[Dataset rows]
☆ ☆ ☆ ☆ ☆ ☆ ☆

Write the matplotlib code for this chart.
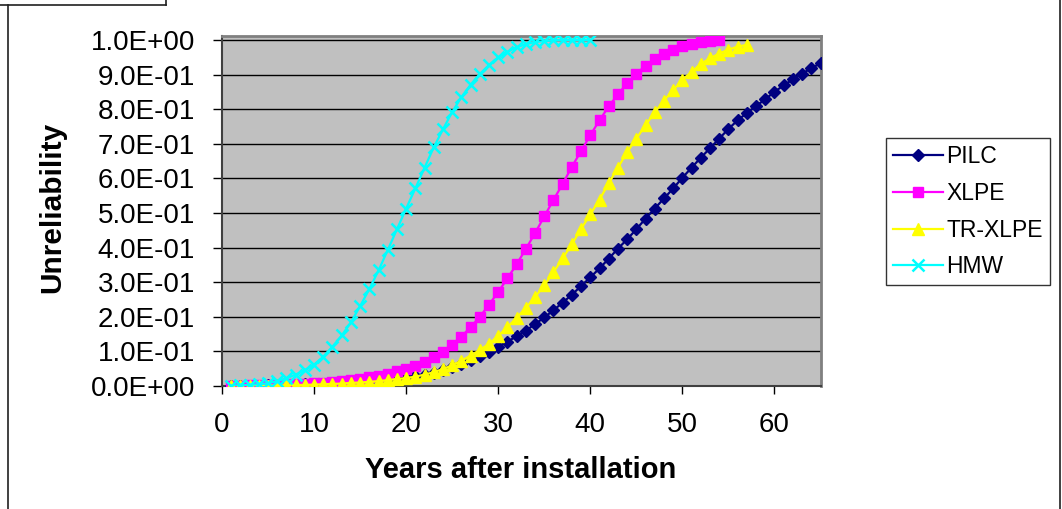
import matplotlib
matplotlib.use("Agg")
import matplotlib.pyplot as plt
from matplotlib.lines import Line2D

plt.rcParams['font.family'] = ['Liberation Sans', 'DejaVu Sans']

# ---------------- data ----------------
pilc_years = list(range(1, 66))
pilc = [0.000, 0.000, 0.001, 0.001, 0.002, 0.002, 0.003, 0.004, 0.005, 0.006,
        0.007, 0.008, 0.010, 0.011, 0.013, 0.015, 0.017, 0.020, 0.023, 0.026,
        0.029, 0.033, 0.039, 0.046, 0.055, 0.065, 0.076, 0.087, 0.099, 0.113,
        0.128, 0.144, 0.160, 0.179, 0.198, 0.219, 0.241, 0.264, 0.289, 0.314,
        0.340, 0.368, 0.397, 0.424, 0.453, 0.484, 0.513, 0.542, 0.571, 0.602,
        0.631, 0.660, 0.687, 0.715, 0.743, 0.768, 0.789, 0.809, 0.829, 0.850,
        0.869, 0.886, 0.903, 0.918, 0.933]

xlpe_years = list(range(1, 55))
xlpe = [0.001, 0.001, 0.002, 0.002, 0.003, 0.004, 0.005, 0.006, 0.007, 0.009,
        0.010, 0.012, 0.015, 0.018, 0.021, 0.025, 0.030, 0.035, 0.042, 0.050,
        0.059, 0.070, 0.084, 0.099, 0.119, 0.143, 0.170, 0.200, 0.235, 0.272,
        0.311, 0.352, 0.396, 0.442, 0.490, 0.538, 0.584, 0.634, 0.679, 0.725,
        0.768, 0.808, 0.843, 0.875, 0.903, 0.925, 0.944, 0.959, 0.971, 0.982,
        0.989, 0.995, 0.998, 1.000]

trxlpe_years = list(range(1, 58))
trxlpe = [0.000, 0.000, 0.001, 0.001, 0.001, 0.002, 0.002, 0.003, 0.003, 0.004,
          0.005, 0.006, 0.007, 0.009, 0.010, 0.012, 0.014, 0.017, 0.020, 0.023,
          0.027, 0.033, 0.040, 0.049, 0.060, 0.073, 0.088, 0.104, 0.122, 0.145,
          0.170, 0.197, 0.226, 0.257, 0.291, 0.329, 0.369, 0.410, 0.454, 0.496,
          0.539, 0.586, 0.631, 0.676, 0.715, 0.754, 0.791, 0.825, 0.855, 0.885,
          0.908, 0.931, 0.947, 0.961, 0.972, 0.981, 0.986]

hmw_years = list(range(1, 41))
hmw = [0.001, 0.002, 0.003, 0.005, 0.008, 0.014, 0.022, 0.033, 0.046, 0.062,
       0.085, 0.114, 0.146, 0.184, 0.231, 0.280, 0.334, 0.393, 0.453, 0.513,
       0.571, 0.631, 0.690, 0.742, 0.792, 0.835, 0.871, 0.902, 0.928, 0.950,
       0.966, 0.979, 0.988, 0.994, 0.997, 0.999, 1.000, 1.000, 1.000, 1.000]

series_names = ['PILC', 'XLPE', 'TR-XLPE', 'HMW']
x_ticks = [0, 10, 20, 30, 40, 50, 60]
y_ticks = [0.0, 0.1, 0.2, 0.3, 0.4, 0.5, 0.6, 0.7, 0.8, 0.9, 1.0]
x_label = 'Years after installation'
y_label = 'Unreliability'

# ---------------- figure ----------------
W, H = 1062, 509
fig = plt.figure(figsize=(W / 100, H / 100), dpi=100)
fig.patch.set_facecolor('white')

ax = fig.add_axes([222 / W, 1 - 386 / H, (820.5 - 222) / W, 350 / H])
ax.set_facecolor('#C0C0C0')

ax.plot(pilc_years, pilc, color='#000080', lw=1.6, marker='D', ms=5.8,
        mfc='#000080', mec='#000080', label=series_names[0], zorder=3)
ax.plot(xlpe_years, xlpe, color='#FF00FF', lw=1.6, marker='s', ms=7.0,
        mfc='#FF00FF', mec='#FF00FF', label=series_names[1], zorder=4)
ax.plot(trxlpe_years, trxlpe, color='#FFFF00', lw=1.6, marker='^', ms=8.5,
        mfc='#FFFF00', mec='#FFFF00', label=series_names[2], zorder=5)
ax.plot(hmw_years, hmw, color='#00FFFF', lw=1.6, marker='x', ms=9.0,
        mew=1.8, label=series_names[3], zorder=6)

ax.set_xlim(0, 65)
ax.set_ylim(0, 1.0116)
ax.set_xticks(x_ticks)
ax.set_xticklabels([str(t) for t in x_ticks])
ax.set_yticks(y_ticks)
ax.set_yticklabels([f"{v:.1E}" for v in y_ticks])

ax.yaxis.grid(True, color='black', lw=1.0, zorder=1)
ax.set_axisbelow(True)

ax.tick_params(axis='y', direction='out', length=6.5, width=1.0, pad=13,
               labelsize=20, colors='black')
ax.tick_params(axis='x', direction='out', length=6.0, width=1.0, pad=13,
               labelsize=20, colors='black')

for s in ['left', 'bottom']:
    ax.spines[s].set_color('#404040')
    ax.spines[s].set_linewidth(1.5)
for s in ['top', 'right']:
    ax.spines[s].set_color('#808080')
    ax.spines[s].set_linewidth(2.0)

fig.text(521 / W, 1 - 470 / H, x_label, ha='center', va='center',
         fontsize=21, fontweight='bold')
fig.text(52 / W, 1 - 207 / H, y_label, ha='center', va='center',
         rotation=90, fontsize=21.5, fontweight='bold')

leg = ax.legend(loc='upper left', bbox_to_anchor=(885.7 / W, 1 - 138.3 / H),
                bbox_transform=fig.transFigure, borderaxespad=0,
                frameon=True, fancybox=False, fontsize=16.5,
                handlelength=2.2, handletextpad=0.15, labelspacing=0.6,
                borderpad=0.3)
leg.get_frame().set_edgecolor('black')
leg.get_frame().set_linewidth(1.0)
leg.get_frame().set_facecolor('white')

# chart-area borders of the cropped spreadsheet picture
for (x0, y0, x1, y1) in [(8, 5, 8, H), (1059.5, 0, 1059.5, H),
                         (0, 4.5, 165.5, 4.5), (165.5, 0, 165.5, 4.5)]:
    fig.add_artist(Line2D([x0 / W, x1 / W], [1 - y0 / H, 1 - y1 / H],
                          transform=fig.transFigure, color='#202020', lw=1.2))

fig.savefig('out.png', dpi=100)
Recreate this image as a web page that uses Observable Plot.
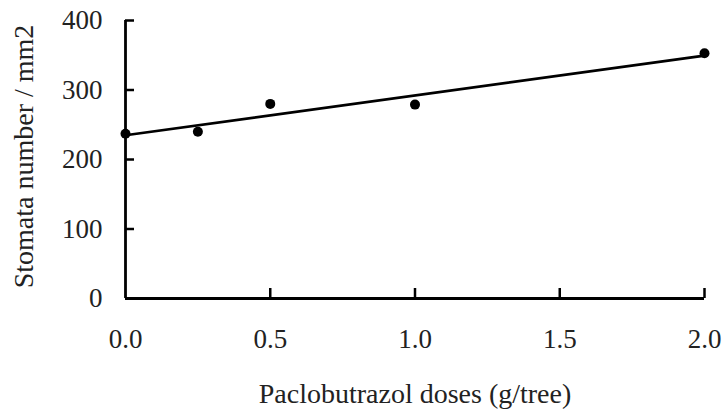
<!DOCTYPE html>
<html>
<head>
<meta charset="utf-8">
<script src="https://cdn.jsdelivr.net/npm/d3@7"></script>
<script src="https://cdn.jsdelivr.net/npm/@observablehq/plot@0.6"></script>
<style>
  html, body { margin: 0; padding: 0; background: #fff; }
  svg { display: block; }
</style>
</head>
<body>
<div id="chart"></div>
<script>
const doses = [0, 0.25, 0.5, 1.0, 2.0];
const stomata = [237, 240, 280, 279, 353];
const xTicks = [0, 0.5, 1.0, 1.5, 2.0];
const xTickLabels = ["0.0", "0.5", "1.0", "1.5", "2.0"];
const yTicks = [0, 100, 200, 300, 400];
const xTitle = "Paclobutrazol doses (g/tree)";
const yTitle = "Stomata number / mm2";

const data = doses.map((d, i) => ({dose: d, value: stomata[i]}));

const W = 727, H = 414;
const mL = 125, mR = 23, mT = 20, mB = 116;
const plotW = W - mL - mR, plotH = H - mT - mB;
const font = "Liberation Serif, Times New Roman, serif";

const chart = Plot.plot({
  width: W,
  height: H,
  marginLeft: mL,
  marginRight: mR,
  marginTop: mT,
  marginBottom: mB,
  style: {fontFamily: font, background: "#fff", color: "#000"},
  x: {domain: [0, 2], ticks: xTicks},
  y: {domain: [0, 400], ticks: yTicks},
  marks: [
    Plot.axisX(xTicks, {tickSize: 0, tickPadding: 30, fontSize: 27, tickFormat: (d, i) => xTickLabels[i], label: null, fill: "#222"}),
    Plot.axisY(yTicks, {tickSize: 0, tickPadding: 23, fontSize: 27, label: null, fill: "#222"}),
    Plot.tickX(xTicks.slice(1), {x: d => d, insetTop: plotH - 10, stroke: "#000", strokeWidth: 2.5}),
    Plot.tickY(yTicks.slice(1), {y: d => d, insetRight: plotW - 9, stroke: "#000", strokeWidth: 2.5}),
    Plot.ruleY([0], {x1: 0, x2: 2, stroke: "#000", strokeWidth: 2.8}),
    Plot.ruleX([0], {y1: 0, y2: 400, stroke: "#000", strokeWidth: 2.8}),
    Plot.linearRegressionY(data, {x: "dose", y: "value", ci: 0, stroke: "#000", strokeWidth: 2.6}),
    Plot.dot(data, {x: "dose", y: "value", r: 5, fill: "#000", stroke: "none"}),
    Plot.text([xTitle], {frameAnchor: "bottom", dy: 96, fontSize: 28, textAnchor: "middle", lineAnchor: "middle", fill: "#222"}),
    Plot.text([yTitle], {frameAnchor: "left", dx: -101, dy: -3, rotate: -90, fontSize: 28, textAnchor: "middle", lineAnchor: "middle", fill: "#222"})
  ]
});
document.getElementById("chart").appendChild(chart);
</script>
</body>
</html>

☆ ☆ ☆ ☆ ☆ ☆ ☆

◆ Stated exercise:
In the records above, find the line containing "0.869, 0.886, 0.903, 0.918, 0.933]" and output every line from the first through that one, exactly, omitting pictures.

◆ Exercise answer:
Write the matplotlib code for this chart.
import matplotlib
matplotlib.use("Agg")
import matplotlib.pyplot as plt
from matplotlib.lines import Line2D

plt.rcParams['font.family'] = ['Liberation Sans', 'DejaVu Sans']

# ---------------- data ----------------
pilc_years = list(range(1, 66))
pilc = [0.000, 0.000, 0.001, 0.001, 0.002, 0.002, 0.003, 0.004, 0.005, 0.006,
        0.007, 0.008, 0.010, 0.011, 0.013, 0.015, 0.017, 0.020, 0.023, 0.026,
        0.029, 0.033, 0.039, 0.046, 0.055, 0.065, 0.076, 0.087, 0.099, 0.113,
        0.128, 0.144, 0.160, 0.179, 0.198, 0.219, 0.241, 0.264, 0.289, 0.314,
        0.340, 0.368, 0.397, 0.424, 0.453, 0.484, 0.513, 0.542, 0.571, 0.602,
        0.631, 0.660, 0.687, 0.715, 0.743, 0.768, 0.789, 0.809, 0.829, 0.850,
        0.869, 0.886, 0.903, 0.918, 0.933]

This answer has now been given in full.